A falta de um conceito para definir o terceiro setor tem explicação. Estamos falando de uma experiência recente, ainda mais se comparada com o surgimento do primeiro setor (o Estado moderno, nascido das revoluções francesa e americana no século 18 ), e do segundo setor (a iniciativa privada, que opera da maneira como a conhecemos desde meados do século 17). O termo ONG apareceu na década de 50, durante uma convenção da ONU. No Brasil, elas são ainda mais novas. “Interferência direta na sociedade” e “projeto político”, lembrando as palavras de Jorge, são idéias impensáveis em tempos de ditadura. Assim, começamos a conhecer essas organizações apenas há duas décadas, quando o regime militar colocou pijama e saiu de cena. “‘Quem somos nós’ e ‘o que é uma ONG’ foram perguntas formuladas pela primeira vez na América Latina em meados dos anos 80”, escreve a antropóloga Leilah Landim, no livro ONGs e Universidades.
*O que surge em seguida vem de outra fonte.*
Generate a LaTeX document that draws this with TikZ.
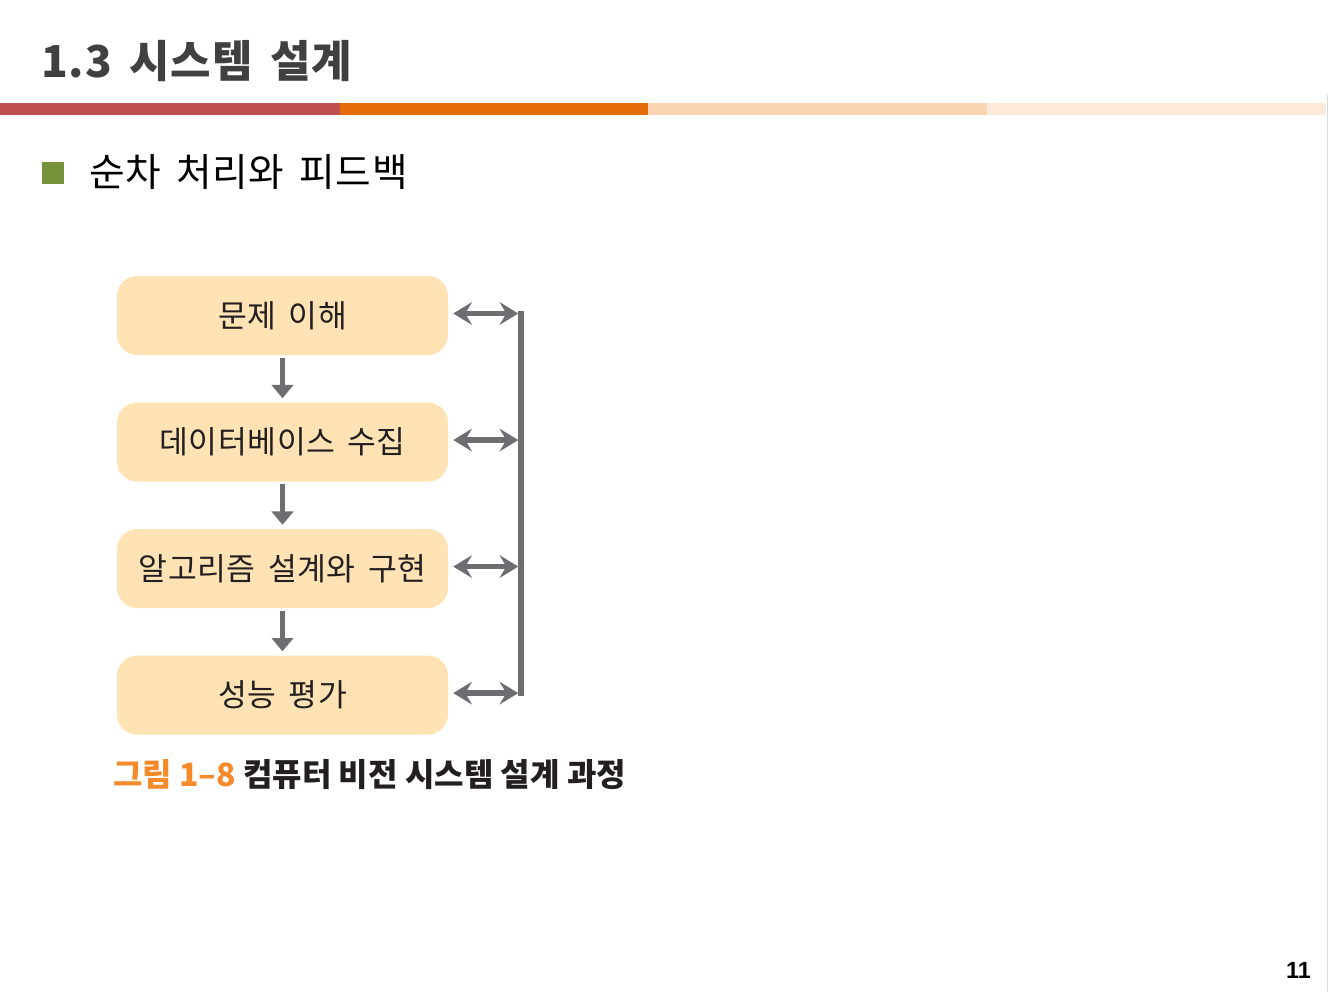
\documentclass[tikz,border=0pt]{standalone}
\usepackage{fontspec}
\setmainfont{Noto Sans CJK KR}
\newfontfamily\NumFont{Liberation Sans}
\newfontfamily\WideFont[WordSpace=1.6,LetterSpace=2]{Noto Sans CJK KR}
\usetikzlibrary{positioning,arrows.meta}
\definecolor{BarRed}{HTML}{C0504D}
\definecolor{BarOrange}{HTML}{E36C09}
\definecolor{BarPeach}{HTML}{FCD5B4}
\definecolor{BarLight}{HTML}{FDE9D9}
\definecolor{BulletGreen}{HTML}{77933C}
\definecolor{TitleGray}{HTML}{404040}
\definecolor{StageFill}{HTML}{FFE3B5}
\definecolor{StageText}{HTML}{231F20}
\definecolor{LinkGray}{HTML}{6D6E71}
\definecolor{CapOrange}{HTML}{F58A2A}
\newcommand{\FigLabel}{\textcolor{CapOrange}{그림 1–8}}
\newcommand{\FigName}{컴퓨터 비전 시스템 설계 과정}

\begin{document}
\begin{tikzpicture}[x=0.75pt,y=-0.75pt,node distance=35.25pt
    ,stage/.style = {fill=StageFill,rounded corners=15pt,minimum width=248.25pt,minimum height=59.25pt,inner sep=0pt
        ,font=\WideFont\fontsize{23.5}{28}\selectfont,text=StageText}
    ,flow/.style = {draw=LinkGray,line width=3.75pt,shorten <=2pt,shorten >=3pt
        ,-{Triangle[length=10pt,width=16pt]}}
    ,feedback/.style = {draw=LinkGray,line width=4pt,shorten <=3.75pt,shorten >=2.25pt
        ,{Stealth[length=14pt,width=17pt,inset=5pt]}-{Stealth[length=14pt,width=17pt,inset=5pt]}}
    ,bus/.style = {draw=LinkGray,line width=4.5pt,line cap=rect}
  ]
  \useasboundingbox (0,0) rectangle (1328,992);

  % header
  \node[anchor=base west,inner sep=0pt,text=TitleGray,font=\WideFont\fontsize{33}{40}\selectfont\bfseries] (title) at (41,77) {1.3 시스템 설계};
  \fill[BarRed] (0,103) rectangle (340,115);
  \fill[BarOrange] (340,103) rectangle (648,115);
  \fill[BarPeach] (648,103) rectangle (987,115);
  \fill[BarLight] (987,103) rectangle (1326,115);
  \draw[black!15,line width=0.75pt] (1327,95) -- (1327,992);

  \node[fill=BulletGreen,minimum size=16.5pt,inner sep=0pt] (bullet) at (53,172.5) {};
  \node[anchor=west,inner sep=0pt,font=\WideFont\fontsize{29}{34}\selectfont] (topic) at (89,172) {순차 처리와 피드백};

  % stages
  \node[stage] (s1) at (282.5,315.5) {문제 이해};
  \node[stage] (s2) [below=of s1] {데이터베이스 수집};
  \node[stage] (s3) [below=of s2] {알고리즘 설계와 구현};
  \node[stage] (s4) [below=of s3] {성능 평가};

  \draw[flow] (s1) -- (s2);
  \draw[flow] (s2) -- (s3);
  \draw[flow] (s3) -- (s4);

  % feedback
  \foreach \s in {1,...,4}
    \path (s\s.east) ++(73,-2) coordinate (b\s);
  \draw[bus] (b1) -- (b4);
  \foreach \s in {1,...,4}
    \draw[feedback] (s\s.east |- b\s) -- (b\s);

  \node[anchor=west,inner sep=0pt,font=\fontsize{24}{28}\selectfont\bfseries,text=StageText] (caption) at (113,775) {\FigLabel\ \FigName};

  \node[anchor=base east,inner sep=0pt,font=\NumFont\fontsize{17.5}{20}\selectfont\bfseries] (page) at (1311,978) {11};
\end{tikzpicture}
\end{document}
Para disciplinar a vida dessas “jovens”, o governo produziu em 1999 uma lei específica para o setor. A legislação, que não fala em “ONGs”, criou aº não menos enigmática “Oscip”, ou Organização da Sociedade Civil de Interesse Público. Sua inovação foi estipular critérios objetivos que uma entidade deve atender para ganhar do governo o reconhecimento de interesse público. “Para ser Oscip a organização deve disponibilizar ao público todas suas informações e atuar em áreas como assistência social, cultura e educação gratuita”, diz Maria Nazaré Barbosa, professora de legislação do terceiro setor da Fundação Getúlio Vargas (FGV).

Para que serve uma ONG?

“ONGs são as ferramentas que a população tem para participar da sociedade”, diz Plínio Bocchino, diretor de marketing da S Mata Atlântica, uma ONG fundada em 1986 para combater o desastre ecológico na mata que já ocupou 15% do território brasileiro e hoje mal chega a 2%. Até 20 anos atrás, participar da sociedade era sinônimo de votar ou ser membro de um partido político. Hoje, quem está insatisfeito pode entrar para uma ONG. Lá encontrará pessoas unidas por uma causa comum, lutando por ideais que consideram relevantes e, até por isso, focadas e especializadas nesses temas – sejam eles a utilização de bicicletas nas cidades, a construção de casas populares ecologicamente corretas ou a promoção do teatro nas periferias.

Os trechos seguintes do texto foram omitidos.